The EU fired a fresh salvo at the UK on Thursday (4 May), proposing fresh rules that would require a huge slice of London’s banking business to leave the UK after Brexit.
The new rules unveiled by European Commission Vice-President Valdis Dombrovskis would deny London the right to host banking “clearing houses” that deal in euros, the EU’s single currency.
Clearing houses are a key part of the financial system’s plumbing, with trillions of euros being handled every year, mostly out of London.
Dombrovskis said the EU will officially publish its new proposals in June, with Britain accepting Brussels oversight of euro-clearing in London the only other option on the table.
“This is not a new issue, but of course in a context of Brexit we see the situation is changing,” Dombrovskis told reporters.
“Because the bulk of euro-denominated derivatives are cleared in the UK … we need to assess what implications it has for financial stability,” he said.
The issue of whether euro clearing houses can remain in the British capital is set to be one of the most contentious issues when the UK negotiates its future trade relationship with the EU after its departure.

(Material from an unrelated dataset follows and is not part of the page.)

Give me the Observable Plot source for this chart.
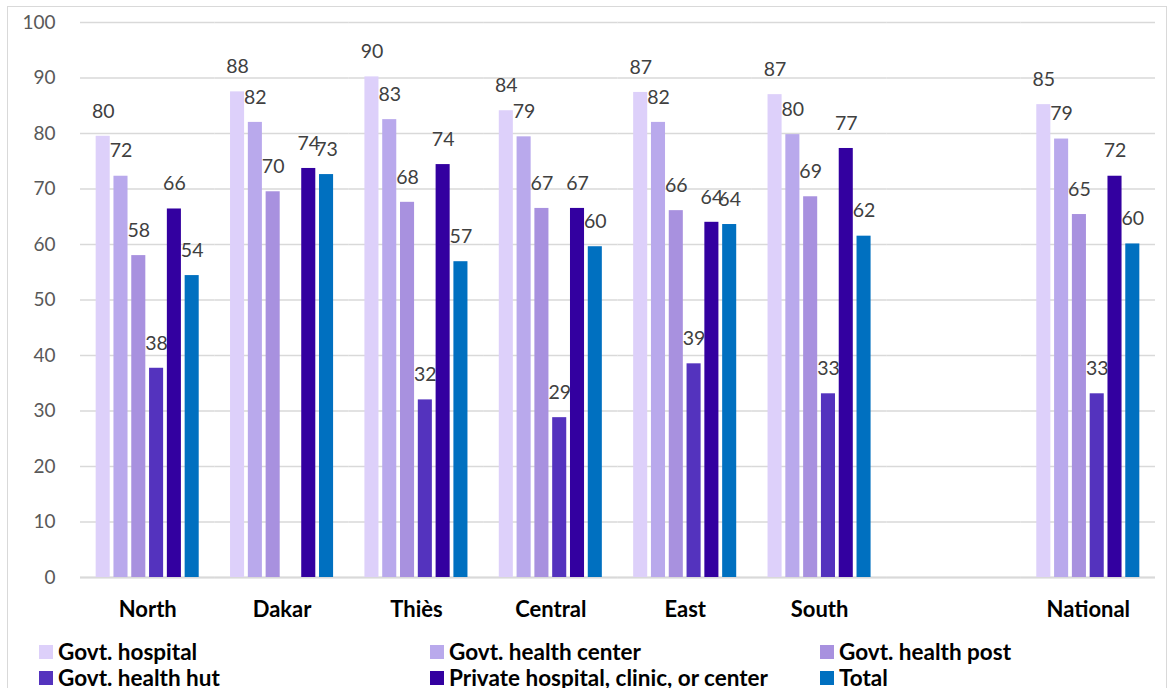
<!DOCTYPE html>
<html><head><meta charset="utf-8">
<script src="https://cdn.jsdelivr.net/npm/d3@7"></script>
<script src="https://cdn.jsdelivr.net/npm/@observablehq/plot@0.6"></script>
<style>
body{margin:0;background:#fff;font-family:Lato,sans-serif}
#wrap{position:relative;width:1171px;height:688px;overflow:hidden;background:#fff}
#border{position:absolute;left:7px;top:6px;width:1160px;height:720px;border:1px solid #d9d9d9;box-sizing:border-box}
#chart{position:absolute;left:0;top:0}
#legend{position:absolute;left:0;top:0;width:1171px;height:688px}
.item{position:absolute;display:flex;align-items:center;font-weight:bold;font-size:22.5px;line-height:26px;height:26px;color:#000;white-space:nowrap}
.sw{width:14px;height:14px;margin-right:5px;flex:none}
[aria-label="fx-axis tick label"] text{font-weight:bold;fill:#000}
[aria-label="y-axis tick label"] text{fill:#595959}
</style></head><body>
<div id="wrap"><div id="border"></div><div id="chart"></div><div id="legend"></div></div>
<script>
// Categories (the blank one is the gap before "National")
const regions = ["North", "Dakar", "Thiès", "Central", "East", "South", " ", "National"];
const series = ["Govt. hospital", "Govt. health center", "Govt. health post", "Govt. health hut", "Private hospital, clinic, or center", "Total"];
const colors = ["#DDD0FA", "#B9A9EC", "#A891DF", "#5433BE", "#3300A0", "#0070C0"];
const yTicks = [0, 10, 20, 30, 40, 50, 60, 70, 80, 90, 100];

// Series values (percent), in region order
const govtHospital     = [79.5, 87.5, 90.2, 84.1, 87.4, 87.0, null, 85.2];
const govtHealthCenter = [72.3, 82.0, 82.5, 79.4, 82.0, 79.8, null, 79.0];
const govtHealthPost   = [58.0, 69.5, 67.6, 66.5, 66.1, 68.6, null, 65.4];
const govtHealthHut    = [37.7, null, 32.0, 28.8, 38.5, 33.1, null, 33.1];
const privateFacility  = [66.4, 73.7, 74.4, 66.5, 64.0, 77.3, null, 72.3];
const total            = [54.4, 72.6, 56.9, 59.6, 63.6, 61.5, null, 60.1];

const values = [govtHospital, govtHealthCenter, govtHealthPost, govtHealthHut, privateFacility, total];
const rows = [];
regions.forEach((r, i) => series.forEach((s, j) => rows.push({region: r, series: s, value: values[j][i]})));

const plot = Plot.plot({
  width: 1171, height: 632,
  marginLeft: 80, marginRight: 16, marginTop: 22, marginBottom: 55,
  style: {fontFamily: "Lato, sans-serif", fontSize: "19px", background: "transparent", overflow: "visible"},
  fx: {domain: regions, padding: 0, round: false, label: null},
  x: {domain: series, paddingInner: 0.21, paddingOuter: 0.88, round: false, axis: null},
  y: {domain: [0, 100], label: null},
  color: {domain: series, range: colors},
  marks: [
    Plot.ruleY(yTicks, {stroke: "#d9d9d9", strokeWidth: 1.3}),
    Plot.ruleY([0], {stroke: "#d9d9d9", strokeWidth: 2}),
    Plot.barY(rows, {fx: "region", x: "series", y: "value", fill: "series"}),
    Plot.text(rows, {fx: "region", x: "series", y: "value",
      text: d => d.value == null ? null : String(Math.round(d.value)),
      dy: -25, lineAnchor: "middle", fill: "#404040", fontSize: 19.5}),
    Plot.axisY({ticks: yTicks, tickSize: 0, tickPadding: 25, fontSize: 19, color: "#595959", label: null}),
    Plot.axisFx({anchor: "bottom", tickSize: 0, tickPadding: 24, fontSize: 22, fontWeight: "bold", color: "#000", label: null})
  ]
});
document.getElementById("chart").appendChild(plot);

// Legend
const legendCols = [39, 430, 820];
const legendRows = [652, 678];
const lg = document.getElementById("legend");
series.forEach((s, i) => {
  const it = document.createElement("div");
  it.className = "item";
  it.style.left = legendCols[i % 3] + "px";
  it.style.top = (legendRows[Math.floor(i / 3)] - 13) + "px";
  const sw = document.createElement("span");
  sw.className = "sw";
  sw.style.background = colors[i];
  it.appendChild(sw);
  it.appendChild(document.createTextNode(s));
  lg.appendChild(it);
});
</script>
</body></html>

Britain has jealously guarded dominance of the clearing house sector in Europe and won an EU court decision in 2015 against the European Central Bank in order to keep hosting the euro deals.
London lobbyists argued against the rules, arguing that only Wall Street or Asia would benefit.
“A forced re-location of euro-clearing would lead to disruption, uncertainty and fragmentation of the market,” said Miles Celic, Chief Executive of the TheCityUK.
Forcing a move out of London, “would ultimately be detrimental” and “is in no one’s interest,” he added.
The announcement by Dombrovskis came as part of a package of measures unveiled on Thursday to ease trade in the controversial derivatives sector.